2. Mesmo depois da implantação da República manteve-se o escudo real na bandeira… Portugal tem dos símbolos nacionais mais antigos do mundo?

Na verdade, temos de ser cuidadosos quando falamos da história dos símbolos nacionais. O conceito de nação, tal como o entendemos hoje, não existia em tempos mais antigos. As armas que hoje dizemos nacionais eram, inicialmente, as armas do rei e da sua dinastia; à medida que se foi afirmando a continuidade do reino, as mesmas armas passaram a simbolizar tal permanência, ligando-se assim à ideia de Coroa, mais tarde à de Estado e, ainda mais tarde, à de nação.

Posto isto, estas armas reais/estatais/nacionais são efetivamente um dos símbolos mais antigos do mundo, se tivermos em conta os seguintes fatores: que elas foram adotadas em simultâneo com a criação do reino e com o aparecimento da heráldica no século XII; que se mantiveram sempre em uso desde então, ininterruptamente; e que o escudo atualmente em uso resulta das reformas heráldicas aplicadas por D. João II em 1485. Desde então, ao contrário do que sucedeu nas restantes monarquias europeias, as armas reais portuguesas mantiveram-se incólumes, não tendo sido misturadas ou justapostas com quaisquer outras.
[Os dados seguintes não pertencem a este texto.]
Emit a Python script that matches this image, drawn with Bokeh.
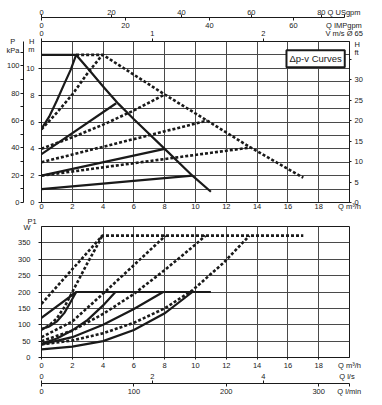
from bokeh.plotting import figure
from bokeh.models import Range1d, LinearAxis, FixedTicker, Label, Title
from bokeh.layouts import column
from bokeh.embed import file_html
from bokeh.resources import INLINE

# ---------------- data ----------------
# Upper chart: head H [m] against flow Q [m3/h]
h_solid_max_q = [0, 2.25, 3.0, 4.0, 5.0, 6.0, 8.0, 9.8, 11.0]
h_solid_max_h = [11, 11, 10.0, 8.65, 7.35, 6.2, 4.0, 2.0, 0.8]
h_solid_curve_q = [0, 0.5, 1.0, 1.5, 1.9, 2.25]
h_solid_curve_h = [5.5, 6.4, 7.6, 8.9, 9.9, 11.0]
h_solid_1_q = [0, 4.85]
h_solid_1_h = [3.6, 7.4]
h_solid_2_q = [0, 8.0]
h_solid_2_h = [2.0, 4.0]
h_solid_3_q = [0, 9.8]
h_solid_3_h = [1.0, 2.0]

h_dot_max_q = [2.25, 4.0, 8.0, 10.76, 13.57, 17.0]
h_dot_max_h = [11, 11, 8.05, 6.1, 4.1, 1.85]
h_dot_curve_q = [0, 1, 2, 3, 3.95]
h_dot_curve_h = [5.45, 6.7, 8.05, 9.65, 11.0]
h_dot_1_q = [0, 2, 4, 6, 8.0]
h_dot_1_h = [4.0, 4.86, 5.8, 6.86, 8.05]
h_dot_2_q = [0, 10.76]
h_dot_2_h = [3.0, 6.1]
h_dot_3_q = [0, 13.57]
h_dot_3_h = [2.0, 4.1]

# Lower chart: power input P1 [W] against flow Q [m3/h]
p_solid_max_q = [0, 2.25, 11.0]
p_solid_max_p = [121, 200, 200]
p_solid_curve_q = [0, 0.5, 1.0, 1.5, 1.9, 2.25]
p_solid_curve_p = [87, 95, 110, 137, 170, 200]
p_solid_1_q = [0, 1, 2, 3, 4, 4.8]
p_solid_1_p = [42, 58, 83, 115, 159, 200]
p_solid_2_q = [0, 2, 4, 6, 7.9]
p_solid_2_p = [40, 62, 100, 148, 200]
p_solid_3_q = [0, 2, 4, 6, 8, 9.8]
p_solid_3_p = [25, 33, 50, 84, 135, 200]

p_dot_max_q = [0, 3.95, 17.0]
p_dot_max_p = [164, 372, 372]
p_dot_curve_q = [0, 0.5, 1, 1.5, 2, 2.5, 3, 3.5, 3.95]
p_dot_curve_p = [85, 98, 120, 155, 200, 245, 290, 332, 372]
p_dot_1_q = [0, 2, 4, 6, 8.05]
p_dot_1_p = [62, 110, 195, 282, 372]
p_dot_2_q = [0, 2, 4, 6, 8, 10, 10.65]
p_dot_2_p = [50, 82, 133, 194, 267, 345, 372]
p_dot_3_q = [0, 2, 4, 6, 8, 9.8, 11.84, 13.5]
p_dot_3_p = [40, 52, 74, 106, 150, 205, 290, 372]

# tick labels
q_ticks = [0, 2, 4, 6, 8, 10, 12, 14, 16, 18]
h_m_ticks = [0, 2, 4, 6, 8, 10]
h_kpa_ticks = [0, 20, 40, 60, 80, 100]
h_kpa_marks = [0, 10, 20, 30, 40, 50, 60, 70, 80, 90, 100, 110]
h_ft_ticks = [0, 5, 10, 15, 20, 25, 30]
h_ft_marks = [0, 5, 10, 15, 20, 25, 30, 35]
v_ticks = [0, 1, 2]
usgpm_ticks = [0, 20, 40, 60, 80]
impgpm_ticks = [0, 20, 40, 60]
p1_ticks = [0, 50, 100, 150, 200, 250, 300, 350]
ls_ticks = [0, 2, 4]
lmin_ticks = [0, 100, 200, 300]

# unit conversions
Q_MAX, H_MAX, P_MAX = 20.0, 12.0, 400.0
M_TO_KPA, M_TO_FT = 9.81, 3.281
M3H_TO_USGPM, M3H_TO_IMPGPM = 4.403, 3.666
M3H_PER_MS = 7.2
M3H_TO_LS, M3H_TO_LMIN = 1 / 3.6, 1000 / 60

# ---------------- styling helpers ----------------
FONT = "Liberation Sans"
FS = "7.5px"
INK = "#1a1a1a"
GRID = "#4a4a4a"
W = 372
LB, RB = 41, 23
NB = "\u00a0"


def style_axis(ax, labels, marks, standoff, mark_out=3, mark_in=0, overrides=None,
               line=True, label_tick=0):
    """labels: positions carrying text; marks: positions with a visible (minor) tick mark.
    label_tick > 0 also draws a mark of that length at every label position."""
    ax.ticker = FixedTicker(ticks=labels, minor_ticks=marks)
    ax.major_label_overrides = overrides or {}
    ax.major_label_text_font = FONT
    ax.major_label_text_font_size = FS
    ax.major_label_text_color = INK
    ax.major_tick_out = label_tick
    ax.major_tick_in = 0
    ax.major_tick_line_color = INK if label_tick else None
    ax.minor_tick_out = mark_out
    ax.minor_tick_in = mark_in
    ax.minor_tick_line_color = INK
    ax.major_label_standoff = standoff
    ax.axis_line_color = INK if line else None


def base(height, top, bottom, y_range):
    p = figure(width=W, height=height, title=None,
               x_range=Range1d(0, Q_MAX), y_range=y_range,
               min_border_left=LB, min_border_right=RB,
               min_border_top=top, min_border_bottom=bottom,
               toolbar_location=None, output_backend="svg")
    p.background_fill_color = "white"
    p.border_fill_color = "white"
    p.outline_line_color = INK
    return p


def style_grid(p, xt, yt):
    p.xgrid.ticker = FixedTicker(ticks=xt)
    p.ygrid.ticker = FixedTicker(ticks=yt)
    for g in (p.xgrid[0], p.ygrid[0]):
        g.grid_line_color = GRID
        g.grid_line_width = 1


SOLID = dict(line_color=INK, line_width=2.2, line_join="miter")
DOT = dict(line_color=INK, line_width=2.6, line_dash="3 2", line_cap="butt")

# ---------------- upper chart: H ----------------
top = base(213, 41, 11, Range1d(0, H_MAX))
style_grid(top, q_ticks[1:], list(range(1, 12)))

style_axis(top.xaxis[0], q_ticks + [20], [], -1, overrides={20: "Q m³/h"})
style_axis(top.yaxis[0], h_m_ticks + [11.4, 12], h_m_ticks, 4,
           overrides={11.4: NB + "m", 12: "H"})

top.extra_y_ranges = {"kpa": Range1d(0, H_MAX * M_TO_KPA), "ft": Range1d(0, H_MAX * M_TO_FT)}
top.extra_x_ranges = {"v": Range1d(0, Q_MAX / M3H_PER_MS),
                      "imp": Range1d(0, Q_MAX * M3H_TO_IMPGPM),
                      "us": Range1d(0, Q_MAX * M3H_TO_USGPM)}
ax_kpa = LinearAxis(y_range_name="kpa")
style_axis(ax_kpa, h_kpa_ticks + [111.5, 117.5], h_kpa_marks, 1,
           overrides={111.5: "kPa", 117.5: "P" + NB * 2})
top.add_layout(ax_kpa, "left")
ax_ft = LinearAxis(y_range_name="ft")
style_axis(ax_ft, h_ft_ticks + [36.6, 38.55], h_ft_marks, 3, mark_out=2,
           overrides={36.6: "ft", 38.55: "H"})
top.add_layout(ax_ft, "right")

# stacked upward from the frame: V, IMPgpm, USgpm
ax_v = LinearAxis(x_range_name="v")
style_axis(ax_v, v_ticks + [2.73], v_ticks, 1, overrides={2.73: "V m/s Ø 65"}, line=False)
top.add_layout(ax_v, "above")
ax_imp = LinearAxis(x_range_name="imp")
style_axis(ax_imp, impgpm_ticks + [72], [], -4, mark_out=0,
           overrides={72: "Q IMPgpm"}, line=False)
top.add_layout(ax_imp, "above")
ax_us = LinearAxis(x_range_name="us", bounds=(0, 86.5))
imp_marks_in_us = [v / M3H_TO_IMPGPM * M3H_TO_USGPM for v in impgpm_ticks]
style_axis(ax_us, usgpm_ticks + [86.5], imp_marks_in_us, -2, mark_out=0, mark_in=3,
           overrides={86.5: "Q USgpm"}, label_tick=3)
top.add_layout(ax_us, "above")

for q, h in [(h_dot_max_q, h_dot_max_h), (h_dot_curve_q, h_dot_curve_h),
             (h_dot_1_q, h_dot_1_h), (h_dot_2_q, h_dot_2_h), (h_dot_3_q, h_dot_3_h)]:
    top.line(q, h, **DOT)
for q, h in [(h_solid_max_q, h_solid_max_h), (h_solid_curve_q, h_solid_curve_h),
             (h_solid_1_q, h_solid_1_h), (h_solid_2_q, h_solid_2_h), (h_solid_3_q, h_solid_3_h)]:
    top.line(q, h, **SOLID)

top.add_layout(Label(x=17.8, y=10.72, text="Δp-v Curves", text_align="center",
                     text_baseline="middle", text_font=FONT,
                     text_font_size="9.5px", text_color=INK,
                     border_line_color=INK, border_line_width=2,
                     background_fill_color="white", padding=3))

# ---------------- lower chart: P1 ----------------
bot = base(185, 13, 38, Range1d(0, P_MAX))
style_grid(bot, q_ticks[1:], p1_ticks[1:])
style_axis(bot.xaxis[0], q_ticks + [20], q_ticks, 1, mark_out=2, overrides={20: "Q m³/h"})
style_axis(bot.yaxis[0], p1_ticks + [396], p1_ticks, 8, overrides={396: "W"})
bot.add_layout(Title(text="P1", align="left", offset=-14, standoff=1,
                     text_font=FONT, text_font_size=FS, text_font_style="normal",
                     text_color=INK), "above")

# stacked downward from the frame: m3/h (default), l/s, l/min
bot.extra_x_ranges = {"ls": Range1d(0, Q_MAX * M3H_TO_LS),
                      "lmin": Range1d(0, Q_MAX * M3H_TO_LMIN)}
ax_ls = LinearAxis(x_range_name="ls")
style_axis(ax_ls, ls_ticks + [5.51], [], -1, mark_out=0,
           overrides={5.51: "Q l/s"}, line=False)
bot.add_layout(ax_ls, "below")
ax_lm = LinearAxis(x_range_name="lmin")
ls_marks_in_lmin = [v / M3H_TO_LS * M3H_TO_LMIN for v in ls_ticks]
style_axis(ax_lm, lmin_ticks + [333], ls_marks_in_lmin, 0, mark_out=0, mark_in=3,
           overrides={333: "Q l/min"}, label_tick=3)
bot.add_layout(ax_lm, "below")

for q, pw in [(p_dot_max_q, p_dot_max_p), (p_dot_curve_q, p_dot_curve_p),
              (p_dot_1_q, p_dot_1_p), (p_dot_2_q, p_dot_2_p), (p_dot_3_q, p_dot_3_p)]:
    bot.line(q, pw, **DOT)
for q, pw in [(p_solid_max_q, p_solid_max_p), (p_solid_curve_q, p_solid_curve_p),
              (p_solid_1_q, p_solid_1_p), (p_solid_2_q, p_solid_2_p), (p_solid_3_q, p_solid_3_p)]:
    bot.line(q, pw, **SOLID)

layout = column(top, bot, spacing=0)
open("out.html", "w").write(file_html(layout, INLINE))
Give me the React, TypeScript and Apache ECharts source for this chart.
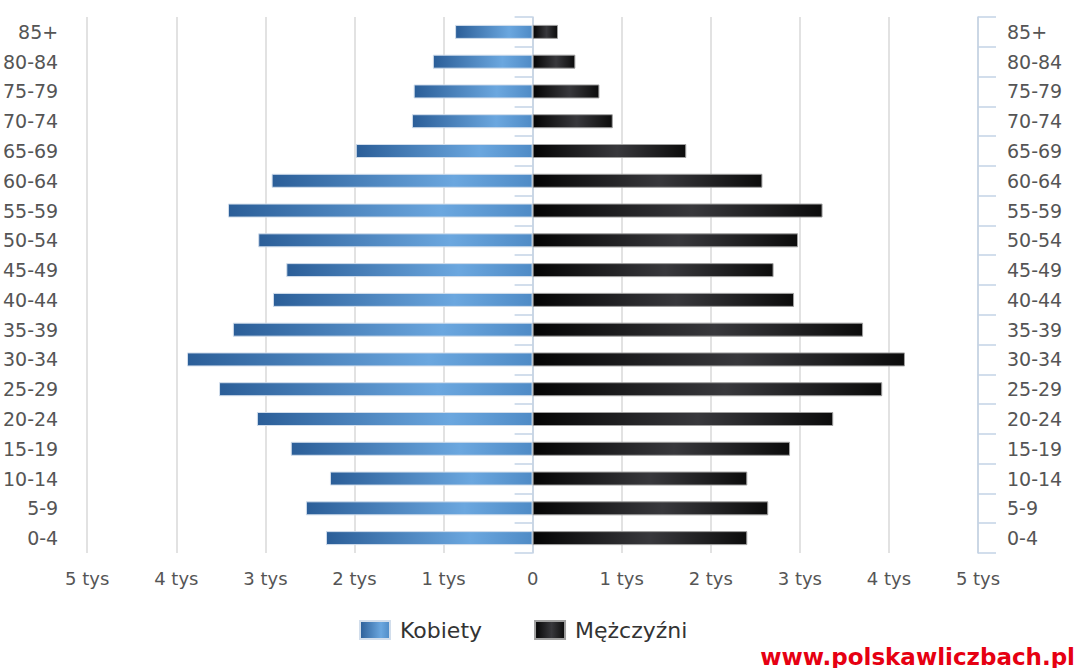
import React, { useEffect, useRef } from "react";
import * as echarts from "echarts";

const ageGroups = [
  "0-4", "5-9", "10-14", "15-19", "20-24", "25-29", "30-34", "35-39", "40-44",
  "45-49", "50-54", "55-59", "60-64", "65-69", "70-74", "75-79", "80-84", "85+",
];

const women = [
  2320, 2545, 2275, 2715, 3095, 3520, 3880, 3365, 2915,
  2765, 3080, 3420, 2930, 1985, 1355, 1335, 1120, 870,
];

const men = [
  2410, 2645, 2410, 2890, 3375, 3925, 4180, 3710, 2935,
  2705, 2980, 3255, 2580, 1725, 900, 750, 480, 285,
];

const valueTicks = [-5000, -4000, -3000, -2000, -1000, 0, 1000, 2000, 3000, 4000, 5000];

const FONT = "DejaVu Sans, Verdana, sans-serif";

export default function App() {
  const ref = useRef<HTMLDivElement>(null);

  useEffect(() => {
    document.body.style.margin = "0";
    if (!ref.current) return;
    const chart = echarts.init(ref.current, undefined, { renderer: "svg" });

    const blueFill = new echarts.graphic.LinearGradient(0, 0, 1, 0, [
      { offset: 0, color: "#2b5e98" },
      { offset: 0.7, color: "#6ba7df" },
      { offset: 1, color: "#4f8bc6" },
    ]);
    const blackFill = new echarts.graphic.LinearGradient(0, 0, 1, 0, [
      { offset: 0, color: "#040404" },
      { offset: 0.55, color: "#38383c" },
      { offset: 1, color: "#0c0c0c" },
    ]);

    const catAxisCommon = {
      type: "category" as const,
      data: ageGroups,
      boundaryGap: true,
      axisLine: { show: true, lineStyle: { color: "#c3d3e6", width: 1.5 } },
      axisTick: { show: true, length: 18, lineStyle: { color: "#c3d3e6", width: 1.5 } },
      axisLabel: { fontSize: 19, color: "#555", fontFamily: FONT, margin: 29 },
      splitLine: { show: false },
    };

    chart.setOption({
      animation: false,
      backgroundColor: "#fff",
      grid: { left: 86, right: 99, top: 17, bottom: 115, containLabel: false },
      xAxis: {
        type: "value",
        min: valueTicks[0],
        max: valueTicks[valueTicks.length - 1],
        interval: 1000,
        axisLine: { show: false },
        axisTick: { show: false },
        splitLine: { show: true, lineStyle: { color: "#d9d9d9", width: 1.5 } },
        axisLabel: {
          fontSize: 18,
          color: "#555",
          fontFamily: FONT,
          margin: 16,
          formatter: (v: number) => (v === 0 ? "0" : Math.abs(v) / 1000 + " tys"),
        },
      },
      yAxis: [
        { ...catAxisCommon, position: "left" },
        { ...catAxisCommon, position: "right" },
      ],
      legend: {
        data: ["Kobiety", "Mężczyźni"],
        left: 359,
        top: 619,
        padding: 0,
        icon: "rect",
        itemWidth: 30,
        itemHeight: 18,
        itemGap: 52,
        textStyle: { fontSize: 22, color: "#333", fontFamily: FONT, padding: [0, 0, 0, 5] },
      },
      series: [
        {
          name: "Kobiety",
          type: "bar",
          stack: "pop",
          yAxisIndex: 0,
          barWidth: 14,
          data: women.map((v) => -v),
          itemStyle: { color: blueFill, borderColor: "#d2deec", borderWidth: 1 },
        },
        {
          name: "Mężczyźni",
          type: "bar",
          stack: "pop",
          yAxisIndex: 0,
          barWidth: 14,
          data: men,
          itemStyle: { color: blackFill, borderColor: "#a0a0a0", borderWidth: 1 },
        },
      ],
      graphic: [
        {
          type: "text",
          right: 2,
          top: 645,
          style: {
            text: "www.polskawliczbach.pl",
            fill: "#e60012",
            font: "bold 23px DejaVu Sans, Verdana, sans-serif",
          },
        },
      ],
    });

    return () => chart.dispose();
  }, []);

  return <div ref={ref} style={{ width: 1077, height: 668 }} />;
}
Esta opção facilitou o entendimento nacional que lhes foi conferido e que elas mantêm hoje em dia.

Desde a Idade Média, a disseminação dos sinais régios por todo o território atuou como força congregadora da comunidade portuguesa, tanto mais forte quanto se dirigia a uma população maioritariamente analfabeta.
Autor do livro «Quinas e Castelos: Sinais de Portugal»

3. Estes símbolos têm sido determinantes para manter viva uma identidade nacional. Porquê?

Subestima-se amiúde o papel dos sinais visuais na construção das identidades políticas. Em geral, estes sinais são vistos como meras representações, espelhos do poder instituído. Mas quando olhamos para a história, percebemos que estes sinais foram efetivamente usados como instrumentos de governação, no sentido de criar a ideia de uma comunidade política sujeita a uma mesma autoridade e dotada de um passado e de um futuro compartilhados.

Desde a Idade Média, a disseminação dos sinais régios por todo o território atuou como força congregadora, tanto mais forte quanto se dirigia a uma população maioritariamente analfabeta. Era mais fácil e mais eficaz identificar as armas reais do que qualquer sinal escrito. A partir do século XIX, quando surge a ideia de nação tal como nós a concebemos ainda hoje, as armas reais entendidas como nacionais serviram para evidenciar a continuidade histórica da comunidade política, independentemente de todas as revoluções e mudanças de regime que tiveram lugar. Incluindo a revolução republicana de 1910, o golpe de Estado de 1926 ou a revolução de 25 de Abril de 1974.